▶ **Your instructions**:
Quote the data below in full, minus the images.

▶ **Data section**:
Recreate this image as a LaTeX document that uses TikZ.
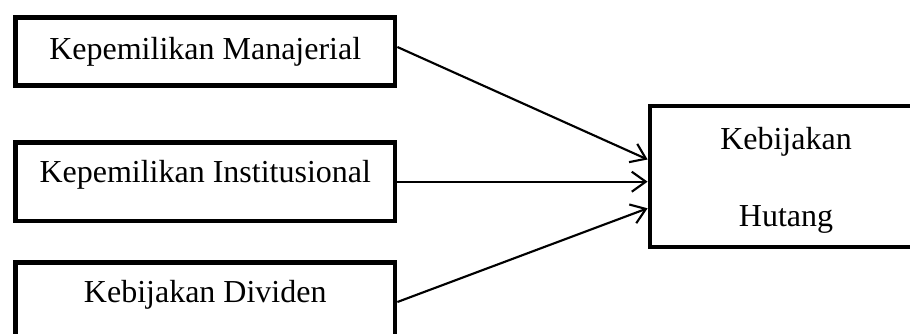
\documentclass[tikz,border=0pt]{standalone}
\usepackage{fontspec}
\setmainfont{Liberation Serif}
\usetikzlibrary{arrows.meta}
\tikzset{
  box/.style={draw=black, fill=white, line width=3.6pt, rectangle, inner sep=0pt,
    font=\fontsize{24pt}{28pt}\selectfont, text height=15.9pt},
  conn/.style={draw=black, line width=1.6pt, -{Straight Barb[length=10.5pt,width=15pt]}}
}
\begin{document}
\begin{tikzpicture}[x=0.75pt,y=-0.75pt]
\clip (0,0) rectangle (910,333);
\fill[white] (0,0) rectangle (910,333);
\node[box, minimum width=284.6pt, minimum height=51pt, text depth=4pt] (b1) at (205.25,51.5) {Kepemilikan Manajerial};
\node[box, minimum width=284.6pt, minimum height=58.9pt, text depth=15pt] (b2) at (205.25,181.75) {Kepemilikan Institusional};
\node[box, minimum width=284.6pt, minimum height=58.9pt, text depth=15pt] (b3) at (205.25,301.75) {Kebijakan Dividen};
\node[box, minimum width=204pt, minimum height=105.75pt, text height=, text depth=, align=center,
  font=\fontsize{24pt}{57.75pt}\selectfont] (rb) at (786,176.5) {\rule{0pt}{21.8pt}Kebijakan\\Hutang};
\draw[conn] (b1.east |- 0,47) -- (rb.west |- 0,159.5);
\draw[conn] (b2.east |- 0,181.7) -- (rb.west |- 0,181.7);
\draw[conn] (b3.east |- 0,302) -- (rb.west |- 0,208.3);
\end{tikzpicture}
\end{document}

▶ **Task solution**:
Recreate this image as a LaTeX document that uses TikZ.
\documentclass[tikz,border=0pt]{standalone}
\usepackage{fontspec}
\setmainfont{Liberation Serif}
\usetikzlibrary{arrows.meta}
\tikzset{
  box/.style={draw=black, fill=white, line width=3.6pt, rectangle, inner sep=0pt,
    font=\fontsize{24pt}{28pt}\selectfont, text height=15.9pt},
  conn/.style={draw=black, line width=1.6pt, -{Straight Barb[length=10.5pt,width=15pt]}}
}
\begin{document}
\begin{tikzpicture}[x=0.75pt,y=-0.75pt]
\clip (0,0) rectangle (910,333);
\fill[white] (0,0) rectangle (910,333);
\node[box, minimum width=284.6pt, minimum height=51pt, text depth=4pt] (b1) at (205.25,51.5) {Kepemilikan Manajerial};
\node[box, minimum width=284.6pt, minimum height=58.9pt, text depth=15pt] (b2) at (205.25,181.75) {Kepemilikan Institusional};
\node[box, minimum width=284.6pt, minimum height=58.9pt, text depth=15pt] (b3) at (205.25,301.75) {Kebijakan Dividen};
\node[box, minimum width=204pt, minimum height=105.75pt, text height=, text depth=, align=center,
  font=\fontsize{24pt}{57.75pt}\selectfont] (rb) at (786,176.5) {\rule{0pt}{21.8pt}Kebijakan\\Hutang};
\draw[conn] (b1.east |- 0,47) -- (rb.west |- 0,159.5);
\draw[conn] (b2.east |- 0,181.7) -- (rb.west |- 0,181.7);
\draw[conn] (b3.east |- 0,302) -- (rb.west |- 0,208.3);
\end{tikzpicture}
\end{document}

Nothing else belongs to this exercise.